Show Answer & Explanation
Correct Answer: access controls
Explanation: Acquisition methods should avoid breaching terms or bypassing technical access measures; the clause often prohibits circumvention of access controls.
To the licensor’s ___, after reasonable inquiry, no contributor breached third‑party terms when supplying the data.
Show Answer & Explanation
Correct Answer: Knowledge
Explanation: A defined Knowledge qualifier limits certain assertions to what designated roles actually know after reasonable inquiry, balancing accountability and uncertainty.
Error Correction
Incorrect: The indemnity determines the truth of past facts about sources, while the warranty pays for third‑party claims.
Show Correction & Explanation
Correct Sentence: The warranty allocates truth of past and present facts about sources, while the indemnity allocates the cost of third‑party claims.
Explanation: Warranties are factual promises; indemnities shift financial risk for claims. The incorrect sentence reversed their functions.
Incorrect: Our no‑scraping clause bans any automated collection from public web pages, even when fair use or TDM exceptions apply.

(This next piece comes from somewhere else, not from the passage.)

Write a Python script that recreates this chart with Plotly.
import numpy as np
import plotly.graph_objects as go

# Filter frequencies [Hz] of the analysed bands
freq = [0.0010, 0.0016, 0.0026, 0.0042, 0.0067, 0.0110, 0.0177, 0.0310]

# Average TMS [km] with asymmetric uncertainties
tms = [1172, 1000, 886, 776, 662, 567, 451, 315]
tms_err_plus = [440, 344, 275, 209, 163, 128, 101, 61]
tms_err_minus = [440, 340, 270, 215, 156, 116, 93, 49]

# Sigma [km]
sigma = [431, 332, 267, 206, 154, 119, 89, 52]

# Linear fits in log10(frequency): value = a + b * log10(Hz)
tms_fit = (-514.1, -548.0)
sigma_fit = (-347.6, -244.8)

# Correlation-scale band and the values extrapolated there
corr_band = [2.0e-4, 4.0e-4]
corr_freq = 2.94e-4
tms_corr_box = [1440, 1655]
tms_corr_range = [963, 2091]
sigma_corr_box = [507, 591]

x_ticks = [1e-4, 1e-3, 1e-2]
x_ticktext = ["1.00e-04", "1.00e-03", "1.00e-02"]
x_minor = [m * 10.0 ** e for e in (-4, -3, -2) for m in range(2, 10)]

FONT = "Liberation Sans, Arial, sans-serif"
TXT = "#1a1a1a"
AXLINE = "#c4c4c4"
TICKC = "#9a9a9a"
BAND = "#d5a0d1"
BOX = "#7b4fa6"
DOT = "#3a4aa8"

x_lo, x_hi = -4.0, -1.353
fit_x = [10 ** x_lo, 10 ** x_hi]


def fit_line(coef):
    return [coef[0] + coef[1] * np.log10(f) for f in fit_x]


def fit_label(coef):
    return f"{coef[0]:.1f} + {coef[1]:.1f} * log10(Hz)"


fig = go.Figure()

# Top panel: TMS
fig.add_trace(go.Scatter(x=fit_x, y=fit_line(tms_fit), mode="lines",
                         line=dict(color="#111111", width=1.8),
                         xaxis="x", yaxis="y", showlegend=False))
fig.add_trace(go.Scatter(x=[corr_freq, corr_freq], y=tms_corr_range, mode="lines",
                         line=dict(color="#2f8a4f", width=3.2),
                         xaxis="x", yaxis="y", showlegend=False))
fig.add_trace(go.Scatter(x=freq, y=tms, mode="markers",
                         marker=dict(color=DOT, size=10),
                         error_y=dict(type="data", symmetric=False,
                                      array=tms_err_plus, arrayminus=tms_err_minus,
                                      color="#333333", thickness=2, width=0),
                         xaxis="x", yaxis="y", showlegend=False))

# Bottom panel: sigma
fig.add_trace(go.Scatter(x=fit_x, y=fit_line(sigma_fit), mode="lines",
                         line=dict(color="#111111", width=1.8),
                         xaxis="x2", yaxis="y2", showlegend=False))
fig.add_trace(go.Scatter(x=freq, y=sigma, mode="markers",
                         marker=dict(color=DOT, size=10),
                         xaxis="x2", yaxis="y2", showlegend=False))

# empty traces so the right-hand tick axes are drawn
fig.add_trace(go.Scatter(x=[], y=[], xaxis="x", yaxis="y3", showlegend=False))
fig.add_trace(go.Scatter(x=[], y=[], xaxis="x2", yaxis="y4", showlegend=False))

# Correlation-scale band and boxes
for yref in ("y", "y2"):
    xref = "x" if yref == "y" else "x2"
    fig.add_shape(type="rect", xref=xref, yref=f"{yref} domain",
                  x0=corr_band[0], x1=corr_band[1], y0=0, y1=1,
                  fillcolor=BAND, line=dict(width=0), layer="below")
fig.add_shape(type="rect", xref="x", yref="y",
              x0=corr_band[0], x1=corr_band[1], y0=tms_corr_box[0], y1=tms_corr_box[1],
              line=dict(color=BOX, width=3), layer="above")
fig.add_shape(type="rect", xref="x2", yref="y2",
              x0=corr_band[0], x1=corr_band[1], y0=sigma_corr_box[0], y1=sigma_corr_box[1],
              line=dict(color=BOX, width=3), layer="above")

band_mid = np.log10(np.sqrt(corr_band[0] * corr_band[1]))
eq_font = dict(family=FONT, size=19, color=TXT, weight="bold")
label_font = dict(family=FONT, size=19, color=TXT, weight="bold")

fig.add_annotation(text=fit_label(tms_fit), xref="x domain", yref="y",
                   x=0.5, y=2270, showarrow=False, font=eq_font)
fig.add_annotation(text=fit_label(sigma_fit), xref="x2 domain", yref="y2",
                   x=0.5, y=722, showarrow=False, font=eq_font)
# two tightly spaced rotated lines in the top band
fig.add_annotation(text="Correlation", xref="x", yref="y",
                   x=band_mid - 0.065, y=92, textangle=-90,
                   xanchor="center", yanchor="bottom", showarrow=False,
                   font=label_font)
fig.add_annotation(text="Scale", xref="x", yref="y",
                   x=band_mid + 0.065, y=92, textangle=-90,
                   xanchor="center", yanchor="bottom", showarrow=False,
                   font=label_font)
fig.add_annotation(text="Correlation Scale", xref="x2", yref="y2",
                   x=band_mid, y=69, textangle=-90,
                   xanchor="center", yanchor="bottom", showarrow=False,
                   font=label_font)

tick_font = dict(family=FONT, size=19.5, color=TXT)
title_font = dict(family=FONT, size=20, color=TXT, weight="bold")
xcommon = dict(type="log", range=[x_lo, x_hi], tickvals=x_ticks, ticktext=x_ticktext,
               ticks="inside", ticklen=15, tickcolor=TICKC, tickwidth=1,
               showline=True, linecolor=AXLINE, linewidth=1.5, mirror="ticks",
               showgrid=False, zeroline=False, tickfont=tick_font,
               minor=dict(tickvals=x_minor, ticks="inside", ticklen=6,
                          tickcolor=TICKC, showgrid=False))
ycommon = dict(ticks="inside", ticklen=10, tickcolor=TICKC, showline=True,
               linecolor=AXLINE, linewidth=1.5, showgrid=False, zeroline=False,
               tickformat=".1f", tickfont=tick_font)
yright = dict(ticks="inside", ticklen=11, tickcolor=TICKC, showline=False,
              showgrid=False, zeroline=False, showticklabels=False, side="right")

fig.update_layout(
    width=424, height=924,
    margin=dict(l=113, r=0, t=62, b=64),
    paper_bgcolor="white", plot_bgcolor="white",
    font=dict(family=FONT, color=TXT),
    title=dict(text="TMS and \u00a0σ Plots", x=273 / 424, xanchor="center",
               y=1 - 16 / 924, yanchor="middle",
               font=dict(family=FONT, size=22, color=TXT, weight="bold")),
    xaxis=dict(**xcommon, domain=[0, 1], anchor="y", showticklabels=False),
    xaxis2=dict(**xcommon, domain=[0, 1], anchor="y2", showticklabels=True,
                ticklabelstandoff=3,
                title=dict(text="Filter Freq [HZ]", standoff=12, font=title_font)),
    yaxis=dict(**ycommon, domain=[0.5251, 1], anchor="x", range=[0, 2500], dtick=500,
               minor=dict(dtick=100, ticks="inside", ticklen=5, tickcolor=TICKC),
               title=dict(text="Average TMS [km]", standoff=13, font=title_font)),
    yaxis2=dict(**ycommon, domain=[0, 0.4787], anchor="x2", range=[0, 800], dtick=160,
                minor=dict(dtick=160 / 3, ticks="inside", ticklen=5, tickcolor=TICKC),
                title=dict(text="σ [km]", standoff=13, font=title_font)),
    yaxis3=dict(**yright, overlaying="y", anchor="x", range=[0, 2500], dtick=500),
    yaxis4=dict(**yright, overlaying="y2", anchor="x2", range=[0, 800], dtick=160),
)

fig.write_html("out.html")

Show Correction & Explanation
Correct Sentence: Our no‑scraping clause prohibits acquisition that violates law, breaches terms, or circumvents access controls, while preserving activities that are independently lawful under fair use or TDM exceptions.
Explanation: Over‑broad bans can conflict with lawful defenses. The corrected version tailors the prohibition and includes fair use/TDM carve‑outs as described in the lesson.